§ Source data:
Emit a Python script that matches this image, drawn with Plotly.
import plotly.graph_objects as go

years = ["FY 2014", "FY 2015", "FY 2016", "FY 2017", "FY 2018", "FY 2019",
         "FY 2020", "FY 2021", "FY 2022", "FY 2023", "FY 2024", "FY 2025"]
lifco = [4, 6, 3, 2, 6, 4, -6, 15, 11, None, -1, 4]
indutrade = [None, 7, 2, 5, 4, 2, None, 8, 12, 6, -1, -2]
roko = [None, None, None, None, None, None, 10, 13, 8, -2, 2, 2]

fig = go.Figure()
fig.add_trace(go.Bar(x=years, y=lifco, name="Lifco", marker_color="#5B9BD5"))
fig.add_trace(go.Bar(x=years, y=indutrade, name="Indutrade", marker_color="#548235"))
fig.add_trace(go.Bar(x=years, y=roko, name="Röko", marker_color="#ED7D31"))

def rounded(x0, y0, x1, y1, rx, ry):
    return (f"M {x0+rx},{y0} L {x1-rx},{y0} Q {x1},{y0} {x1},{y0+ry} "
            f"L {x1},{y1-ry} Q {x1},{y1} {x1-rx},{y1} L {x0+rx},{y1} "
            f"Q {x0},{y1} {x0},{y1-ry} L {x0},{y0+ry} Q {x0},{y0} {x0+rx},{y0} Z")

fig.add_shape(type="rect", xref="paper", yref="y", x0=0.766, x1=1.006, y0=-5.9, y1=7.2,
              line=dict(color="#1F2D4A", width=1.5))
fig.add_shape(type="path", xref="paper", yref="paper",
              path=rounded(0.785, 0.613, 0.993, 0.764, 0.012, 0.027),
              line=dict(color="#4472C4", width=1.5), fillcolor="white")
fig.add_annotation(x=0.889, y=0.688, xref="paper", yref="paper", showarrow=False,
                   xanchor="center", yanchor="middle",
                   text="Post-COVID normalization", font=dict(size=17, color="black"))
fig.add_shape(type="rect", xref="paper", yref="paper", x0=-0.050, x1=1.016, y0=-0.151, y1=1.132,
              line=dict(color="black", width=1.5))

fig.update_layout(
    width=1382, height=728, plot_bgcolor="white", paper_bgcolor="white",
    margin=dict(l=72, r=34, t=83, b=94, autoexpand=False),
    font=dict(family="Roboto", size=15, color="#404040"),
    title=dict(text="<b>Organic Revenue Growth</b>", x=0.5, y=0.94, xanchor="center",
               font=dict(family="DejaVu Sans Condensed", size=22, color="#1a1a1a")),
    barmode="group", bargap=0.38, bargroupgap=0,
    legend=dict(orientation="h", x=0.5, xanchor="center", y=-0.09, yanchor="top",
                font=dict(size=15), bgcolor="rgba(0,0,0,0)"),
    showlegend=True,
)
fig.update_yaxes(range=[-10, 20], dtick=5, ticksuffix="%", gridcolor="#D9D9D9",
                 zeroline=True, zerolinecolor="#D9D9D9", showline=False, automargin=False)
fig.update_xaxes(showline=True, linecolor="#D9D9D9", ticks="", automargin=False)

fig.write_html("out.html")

==

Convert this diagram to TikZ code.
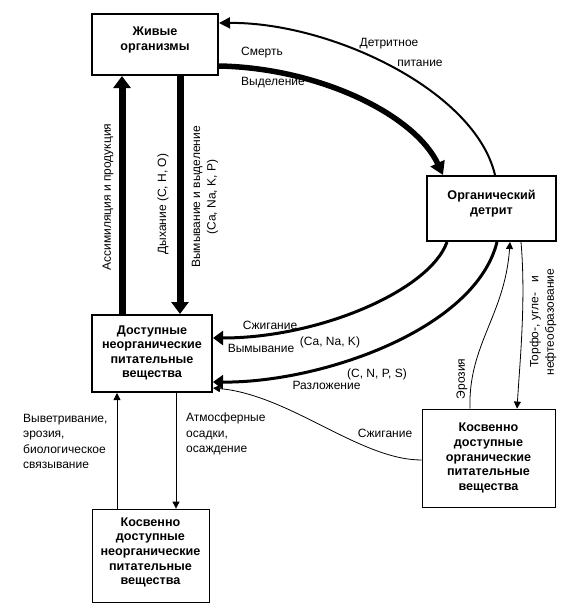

§ Given task: Transcribe nothing but the lines from the line with "Emit a Python" through the line with "13, 8, -2, 2, 2]", reproducing each exactly.

§ Answer to this problem:
Emit a Python script that matches this image, drawn with Plotly.
import plotly.graph_objects as go

years = ["FY 2014", "FY 2015", "FY 2016", "FY 2017", "FY 2018", "FY 2019",
         "FY 2020", "FY 2021", "FY 2022", "FY 2023", "FY 2024", "FY 2025"]
lifco = [4, 6, 3, 2, 6, 4, -6, 15, 11, None, -1, 4]
indutrade = [None, 7, 2, 5, 4, 2, None, 8, 12, 6, -1, -2]
roko = [None, None, None, None, None, None, 10, 13, 8, -2, 2, 2]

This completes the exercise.